■ **Task prompt**
Repeat the lines exactly from the line that contains "Output the Python" through the line that contains "import plotly.graph_objects as go"; leave images out and add nothing.

■ **Entries shown**
*****
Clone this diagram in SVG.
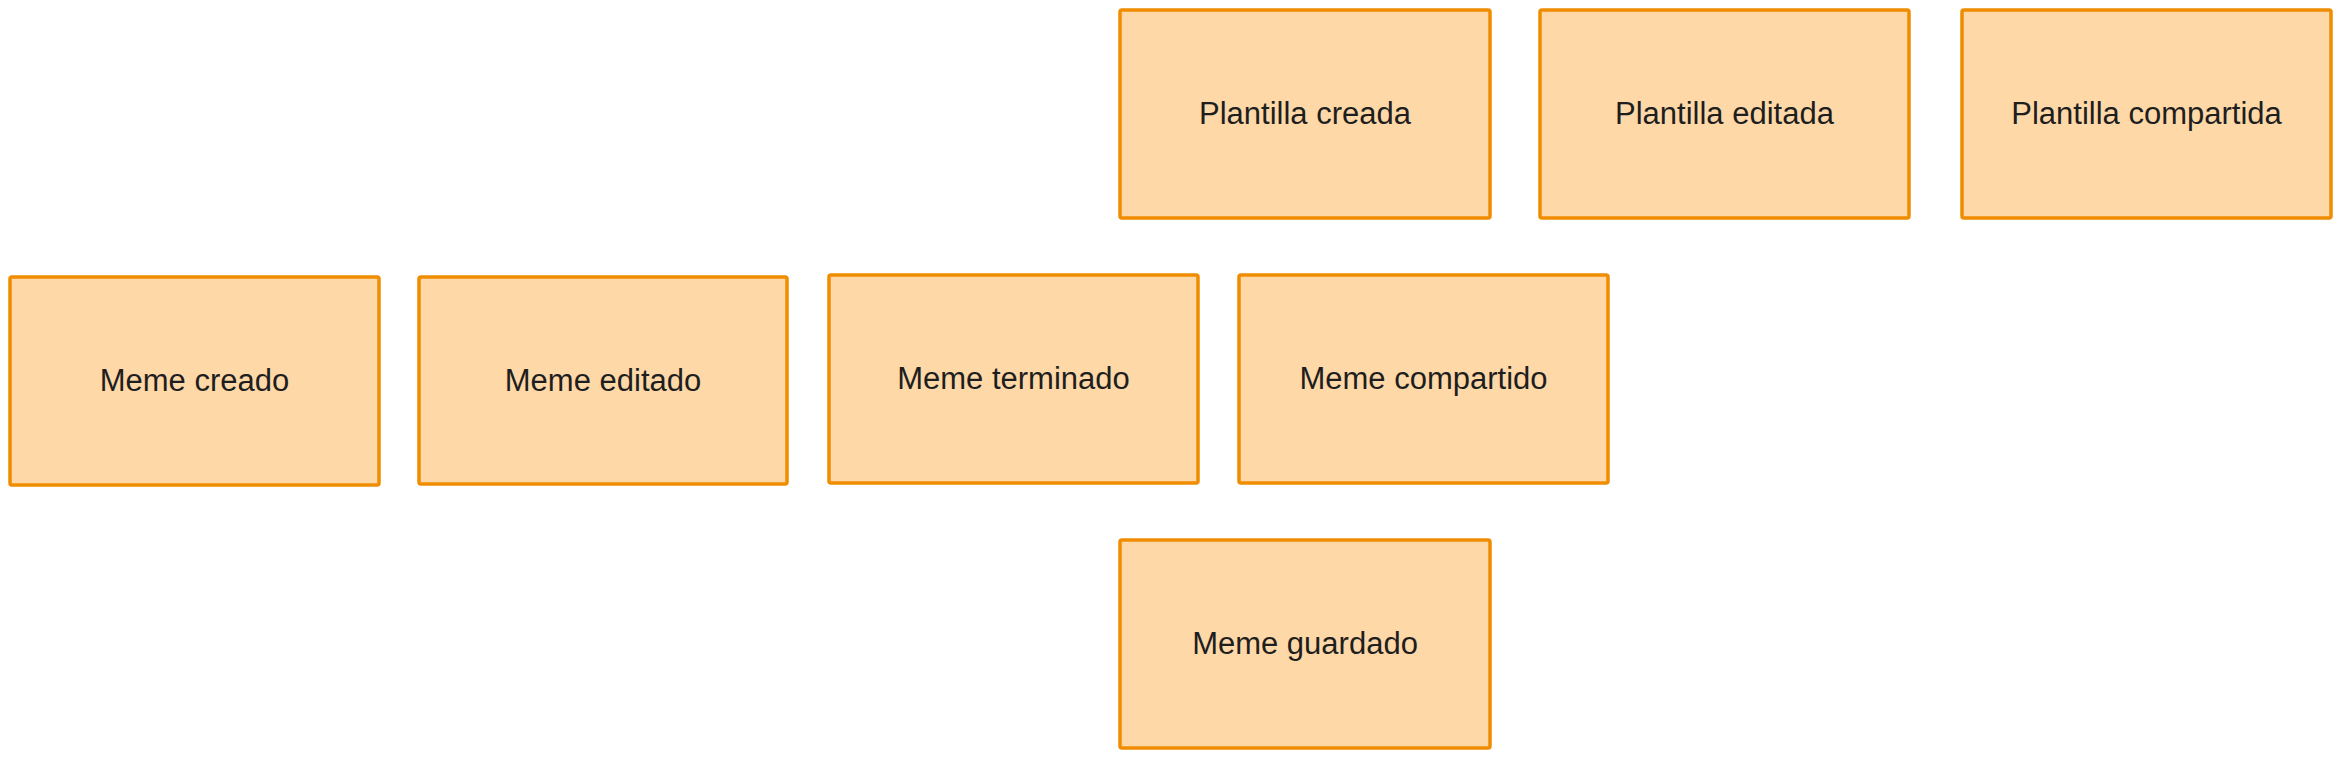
*****
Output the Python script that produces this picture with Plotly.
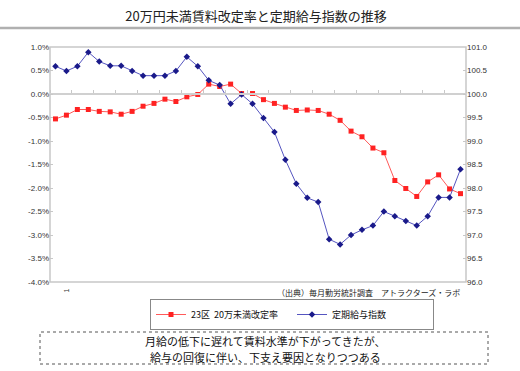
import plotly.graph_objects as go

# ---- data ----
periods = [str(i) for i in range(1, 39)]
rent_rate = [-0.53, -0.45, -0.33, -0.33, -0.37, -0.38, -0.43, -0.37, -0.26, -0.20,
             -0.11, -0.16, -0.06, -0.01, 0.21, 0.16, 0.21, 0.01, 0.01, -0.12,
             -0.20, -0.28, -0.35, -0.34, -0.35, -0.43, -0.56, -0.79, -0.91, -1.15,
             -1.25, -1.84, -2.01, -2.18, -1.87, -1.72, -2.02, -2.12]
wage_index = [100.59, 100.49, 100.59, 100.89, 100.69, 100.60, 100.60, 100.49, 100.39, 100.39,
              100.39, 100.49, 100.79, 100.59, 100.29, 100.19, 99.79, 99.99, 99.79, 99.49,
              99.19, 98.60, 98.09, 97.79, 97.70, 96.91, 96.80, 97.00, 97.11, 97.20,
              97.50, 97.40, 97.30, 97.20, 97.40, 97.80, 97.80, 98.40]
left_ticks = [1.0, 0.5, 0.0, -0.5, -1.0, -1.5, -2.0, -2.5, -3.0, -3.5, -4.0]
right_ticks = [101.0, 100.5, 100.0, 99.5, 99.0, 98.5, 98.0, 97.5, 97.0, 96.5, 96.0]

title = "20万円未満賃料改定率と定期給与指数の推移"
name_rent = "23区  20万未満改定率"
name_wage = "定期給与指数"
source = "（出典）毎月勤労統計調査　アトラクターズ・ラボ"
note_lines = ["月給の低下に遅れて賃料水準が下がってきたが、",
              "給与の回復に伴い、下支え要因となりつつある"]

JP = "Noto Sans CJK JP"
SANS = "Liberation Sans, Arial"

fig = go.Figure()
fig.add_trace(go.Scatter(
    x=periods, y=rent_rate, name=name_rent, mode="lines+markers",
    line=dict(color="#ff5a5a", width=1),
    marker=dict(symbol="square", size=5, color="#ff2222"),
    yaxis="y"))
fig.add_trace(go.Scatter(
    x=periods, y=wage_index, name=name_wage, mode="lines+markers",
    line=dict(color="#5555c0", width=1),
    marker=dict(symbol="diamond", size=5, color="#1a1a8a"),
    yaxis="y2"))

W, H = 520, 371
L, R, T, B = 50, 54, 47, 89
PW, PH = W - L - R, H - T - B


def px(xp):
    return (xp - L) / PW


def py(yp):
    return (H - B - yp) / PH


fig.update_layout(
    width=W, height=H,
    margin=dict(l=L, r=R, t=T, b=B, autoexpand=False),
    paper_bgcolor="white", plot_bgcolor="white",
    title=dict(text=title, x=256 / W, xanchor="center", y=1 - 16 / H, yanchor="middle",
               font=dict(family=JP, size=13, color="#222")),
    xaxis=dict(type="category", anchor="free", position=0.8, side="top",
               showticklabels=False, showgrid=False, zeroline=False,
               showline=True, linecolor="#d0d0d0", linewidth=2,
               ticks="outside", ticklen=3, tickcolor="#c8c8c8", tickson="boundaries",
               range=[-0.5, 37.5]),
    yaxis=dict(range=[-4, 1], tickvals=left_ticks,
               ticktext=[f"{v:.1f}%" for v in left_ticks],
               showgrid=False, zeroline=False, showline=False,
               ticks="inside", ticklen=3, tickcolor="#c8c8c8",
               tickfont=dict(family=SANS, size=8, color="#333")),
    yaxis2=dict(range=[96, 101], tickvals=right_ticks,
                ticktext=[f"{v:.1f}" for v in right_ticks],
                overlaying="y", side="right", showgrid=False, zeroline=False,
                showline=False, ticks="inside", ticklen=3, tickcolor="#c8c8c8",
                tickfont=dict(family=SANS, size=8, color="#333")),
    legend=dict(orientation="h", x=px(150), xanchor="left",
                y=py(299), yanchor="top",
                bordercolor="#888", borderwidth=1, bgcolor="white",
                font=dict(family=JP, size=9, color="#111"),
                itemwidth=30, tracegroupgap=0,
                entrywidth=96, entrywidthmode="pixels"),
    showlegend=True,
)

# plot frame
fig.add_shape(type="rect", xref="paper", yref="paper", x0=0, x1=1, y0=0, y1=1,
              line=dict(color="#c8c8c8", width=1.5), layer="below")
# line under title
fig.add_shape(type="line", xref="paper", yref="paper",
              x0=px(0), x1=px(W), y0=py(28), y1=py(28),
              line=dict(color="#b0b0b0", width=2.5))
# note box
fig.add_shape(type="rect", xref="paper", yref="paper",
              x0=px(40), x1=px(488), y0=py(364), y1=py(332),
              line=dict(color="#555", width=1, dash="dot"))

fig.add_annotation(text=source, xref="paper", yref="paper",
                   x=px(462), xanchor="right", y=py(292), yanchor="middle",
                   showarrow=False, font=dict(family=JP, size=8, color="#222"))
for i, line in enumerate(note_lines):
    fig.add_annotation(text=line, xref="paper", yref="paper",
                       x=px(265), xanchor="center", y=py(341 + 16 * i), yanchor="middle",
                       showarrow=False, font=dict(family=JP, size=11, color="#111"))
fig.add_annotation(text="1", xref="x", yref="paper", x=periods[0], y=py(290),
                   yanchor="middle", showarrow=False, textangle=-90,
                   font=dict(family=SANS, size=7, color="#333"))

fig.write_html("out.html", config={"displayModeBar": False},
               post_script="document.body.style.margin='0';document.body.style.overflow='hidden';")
*****
■ **Result below**
Output the Python script that produces this picture with Plotly.
import plotly.graph_objects as go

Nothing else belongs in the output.